Estimate differential expression by the gene expression mixture model of EBarrays

EBarrays estimates differential expression between specified conditions / groups.

This tool provides for differential expression analysis using the EBarrays package. The platform tool can compare up to five conditions / groups. The groups consist of columns of a data table that contains normalized measurement values, e.g. from a normalized microarray experiment.

EBarrays sets up a mixture model matching the specified groups. Differential expression is identified when components for a pattern describe the distribution of measurement values well. Then probe / gene values in the corresponding group were significantly different from their values in the other groups. This is reflected by high posterior probabilities in the column named after that group.

The package estimates a critical posterior probability cutoff for the given FDR level on the basis of the fitted mixture model. Probes / genes exceeding this cutoff in some condition / group are indicated by a value of 1 (instead of -1) in the output column named “condition name Sig”. Hence, to isolate the targets differentially expressed in a condition of interest, e.g. condition named “treatment”, filter the table for all rows with a value of 1 in the column “treatment Sig”. The direction of differential expression can be derived from the fold change column “condition name FC”, which contains the log2-fold changes.

_images/rna_seq24.png

The input parameters for EBarrays are described in the following.

Input table: This table contains the columns to analyze.

Input log-base: Here you can specify the scale of the input data. If the log-base is none, the tool will use the data values as is. If your data are from RNA-seq, you can select Normalized counts or Unnormalized counts.

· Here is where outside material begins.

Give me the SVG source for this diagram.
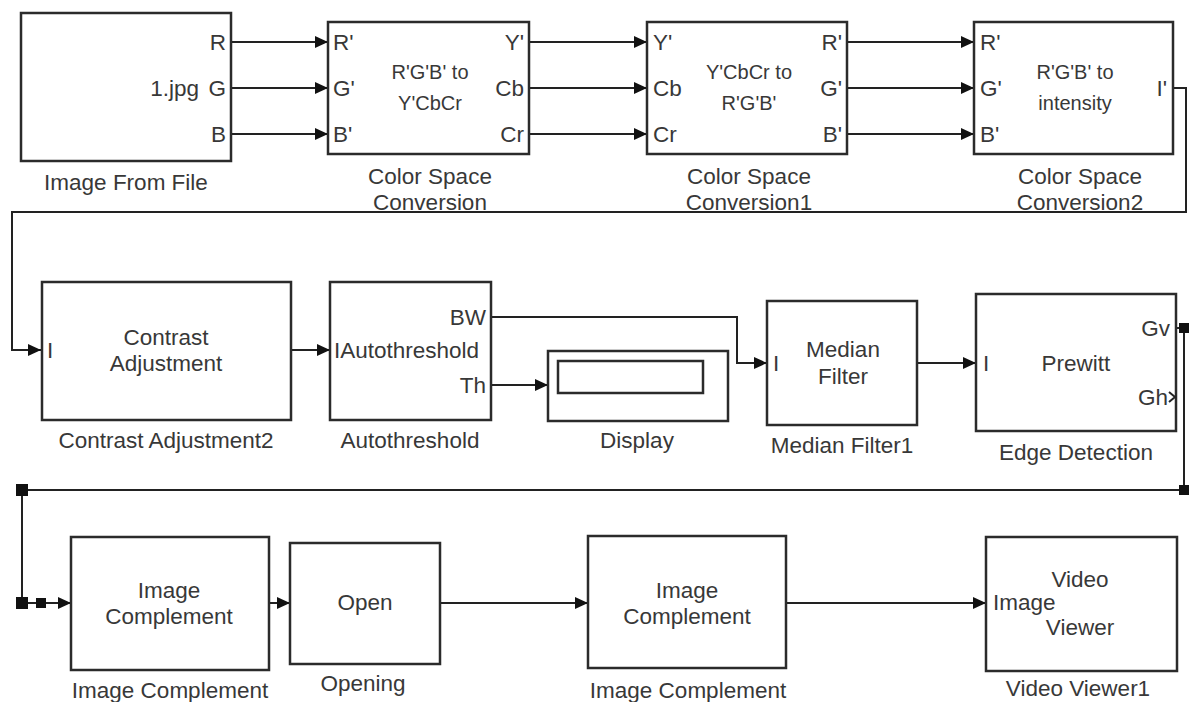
<svg xmlns="http://www.w3.org/2000/svg" width="1190" height="702" viewBox="0 0 1190 702">
<style>
  .blk { fill: #fff; stroke: #2b2b2b; stroke-width: 2.5; }
  .ln { fill: none; stroke: #222; stroke-width: 2; }
  .arr { fill: none; stroke: #222; stroke-width: 2; marker-end: url(#ah); }
  .t { font-family: "Liberation Sans", Arial, sans-serif; font-size: 22.5px; fill: #383838; }
  .s { font-family: "Liberation Sans", Arial, sans-serif; font-size: 20px; fill: #383838; }
  .m { text-anchor: middle; }
  .e { text-anchor: end; }
  .jn { fill: #111; }
</style>
<defs>
  <marker id="ah" markerUnits="userSpaceOnUse" markerWidth="14" markerHeight="12" refX="13" refY="6" orient="auto">
    <path d="M0,0 L13,6 L0,12 z" fill="#111"/>
  </marker>
</defs>
<rect width="1190" height="702" fill="#fff"/>

<g id="connectors">
  <line class="arr" x1="231" y1="42" x2="328" y2="42"/>
  <line class="arr" x1="231" y1="88" x2="328" y2="88"/>
  <line class="arr" x1="231" y1="134" x2="328" y2="134"/>
  <line class="arr" x1="529" y1="42" x2="647" y2="42"/>
  <line class="arr" x1="529" y1="88" x2="647" y2="88"/>
  <line class="arr" x1="529" y1="134" x2="647" y2="134"/>
  <line class="arr" x1="847" y1="42" x2="974" y2="42"/>
  <line class="arr" x1="847" y1="88" x2="974" y2="88"/>
  <line class="arr" x1="847" y1="134" x2="974" y2="134"/>
  <polyline class="arr" points="1173,88 1186,88 1186,212 12,212 12,350 41,350"/>
  <line class="arr" x1="291" y1="350" x2="330" y2="350"/>
  <line class="arr" x1="491" y1="385" x2="548" y2="385"/>
  <polyline class="arr" points="491,317 737,317 737,363 767,363"/>
  <line class="arr" x1="917" y1="363" x2="976" y2="363"/>
  <polyline class="ln" points="1176,328 1184,328 1184,490 22,490 22,603"/>
  <line class="arr" x1="22" y1="603" x2="71" y2="603"/>
  <rect class="jn" x="1179" y="323" width="10" height="10"/>
  <rect class="jn" x="1179" y="485" width="10" height="10"/>
  <rect class="jn" x="16" y="484" width="12" height="12"/>
  <rect class="jn" x="16" y="597" width="12" height="12"/>
  <rect class="jn" x="36" y="598" width="10" height="10"/>
  <line class="arr" x1="259" y1="603" x2="290" y2="603"/>
  <line class="arr" x1="440" y1="603" x2="588" y2="603"/>
  <line class="arr" x1="786" y1="603" x2="986" y2="603"/>
</g>

<g id="image-from-file">
  <rect class="blk" x="21" y="13" width="210" height="148"/>
  <text class="t e" x="226" y="50">R</text>
  <text class="t e" x="226" y="96">G</text>
  <text class="t e" x="226" y="142">B</text>
  <text class="t e" x="199" y="96">1.jpg</text>
  <text class="t m" x="126" y="190">Image From File</text>
</g>

<g id="color-space-conversion">
  <rect class="blk" x="328" y="22" width="201" height="132"/>
  <text class="t" x="333" y="50">R'</text>
  <text class="t" x="333" y="96">G'</text>
  <text class="t" x="333" y="142">B'</text>
  <text class="t e" x="524" y="50">Y'</text>
  <text class="t e" x="524" y="96">Cb</text>
  <text class="t e" x="524" y="142">Cr</text>
  <text class="s m" x="430" y="79">R'G'B' to</text>
  <text class="s m" x="430" y="110">Y'CbCr</text>
  <text class="t m" x="430" y="184">Color Space</text>
  <text class="t m" x="430" y="210">Conversion</text>
</g>

<g id="color-space-conversion1">
  <rect class="blk" x="647" y="22" width="200" height="132"/>
  <text class="t" x="653" y="50">Y'</text>
  <text class="t" x="653" y="96">Cb</text>
  <text class="t" x="653" y="142">Cr</text>
  <text class="t e" x="842" y="50">R'</text>
  <text class="t e" x="842" y="96">G'</text>
  <text class="t e" x="842" y="142">B'</text>
  <text class="s m" x="749" y="79">Y'CbCr to</text>
  <text class="s m" x="749" y="110">R'G'B'</text>
  <text class="t m" x="749" y="184">Color Space</text>
  <text class="t m" x="749" y="210">Conversion1</text>
</g>

<g id="color-space-conversion2">
  <rect class="blk" x="974" y="22" width="199" height="132"/>
  <text class="t" x="980" y="50">R'</text>
  <text class="t" x="980" y="96">G'</text>
  <text class="t" x="980" y="142">B'</text>
  <text class="t e" x="1167" y="96">I'</text>
  <text class="s m" x="1075" y="79">R'G'B' to</text>
  <text class="s m" x="1075" y="110">intensity</text>
  <text class="t m" x="1080" y="184">Color Space</text>
  <text class="t m" x="1080" y="210">Conversion2</text>
</g>

<g id="contrast-adjustment2">
  <rect class="blk" x="42" y="282" width="249" height="138"/>
  <text class="t" x="47" y="358">I</text>
  <text class="t m" x="166" y="345">Contrast</text>
  <text class="t m" x="166" y="371">Adjustment</text>
  <text class="t m" x="166" y="448">Contrast Adjustment2</text>
</g>

<g id="autothreshold">
  <rect class="blk" x="330" y="282" width="161" height="138"/>
  <text class="t e" x="486" y="325">BW</text>
  <text class="t" x="334" y="358">IAutothreshold</text>
  <text class="t e" x="486" y="393">Th</text>
  <text class="t m" x="410" y="448">Autothreshold</text>
</g>

<g id="display">
  <rect class="blk" x="548" y="351" width="180" height="70"/>
  <rect class="blk" x="558" y="361" width="145" height="32"/>
  <text class="t m" x="637" y="448">Display</text>
</g>

<g id="median-filter1">
  <rect class="blk" x="767" y="301" width="150" height="124"/>
  <text class="t" x="773" y="371">I</text>
  <text class="t m" x="843" y="357">Median</text>
  <text class="t m" x="843" y="384">Filter</text>
  <text class="t m" x="842" y="453">Median Filter1</text>
</g>

<g id="edge-detection">
  <rect class="blk" x="976" y="294" width="200" height="137"/>
  <text class="t" x="983" y="371">I</text>
  <text class="t m" x="1076" y="371">Prewitt</text>
  <text class="t e" x="1170" y="336">Gv</text>
  <text class="t e" x="1168" y="405">Gh</text>
  <path class="ln" d="M1169,392 L1175,397 L1169,402" stroke-width="1.5"/>
  <text class="t m" x="1076" y="460">Edge Detection</text>
</g>

<g id="image-complement">
  <rect class="blk" x="71" y="537" width="198" height="133"/>
  <text class="t m" x="169" y="598">Image</text>
  <text class="t m" x="169" y="624">Complement</text>
  <text class="t m" x="170" y="698">Image Complement</text>
</g>

<g id="opening">
  <rect class="blk" x="290" y="543" width="150" height="121"/>
  <text class="t m" x="365" y="610">Open</text>
  <text class="t m" x="363" y="691">Opening</text>
</g>

<g id="image-complement-2">
  <rect class="blk" x="588" y="536" width="198" height="132"/>
  <text class="t m" x="687" y="598">Image</text>
  <text class="t m" x="687" y="624">Complement</text>
  <text class="t m" x="688" y="698">Image Complement</text>
</g>

<g id="video-viewer1">
  <rect class="blk" x="986" y="537" width="191" height="134"/>
  <text class="t m" x="1080" y="587">Video</text>
  <text class="t" x="993" y="610">Image</text>
  <text class="t m" x="1080" y="635">Viewer</text>
  <text class="t m" x="1078" y="696">Video Viewer1</text>
</g>
</svg>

1-5. Condition / group name: One can specify up to five groups of columns. Please note that unnamed groups are not considered; a name is not assigned automatically. Fields for the first two groups need to be set.

1-5. Columns: These fields contain the selected columns. Please note that column selections are not considered without a corresponding name. Columns can only be specified once and there need to be two columns per group. Fields for the first two groups need to be set.

1-5. Is control: Use this field to mark the control column group. One such group is required.

Output folder: The output folder will contain one output file for each pair of conditions.

It is necessary to provide a unique name for each group. Also, at least two data columns are required per group and one group needs to be marked as a control group.

Besides the main output table containing differential expression estimates for each probe / gene, EBarrays provides two diagnostic plots named EBarrays CCV and EBarrays Marginal fit. These plots enable a judgment about whether assumptions of the approach hold and how well the fitted model represents the data (please refer to the documentation of the EBarrays Bioconductor package for further details). Examples of an output table, a CCV plot and a Marginal fit plot are shown at the end of this section.

_images/image107.png

_images/931951aad4aaba4c23b5dd6413b946a6.png

_images/69183a6af9a6bef8bb30ceebc3fad7c5.png

Reference:
Kendziorski, C.M., Newton, M.A., Lan, H., Gould, M.N. (2003). On parametric empirical Bayes methods for comparing multiple groups using replicated gene expression profiles. Statistics in Medicine 22:3899-3914.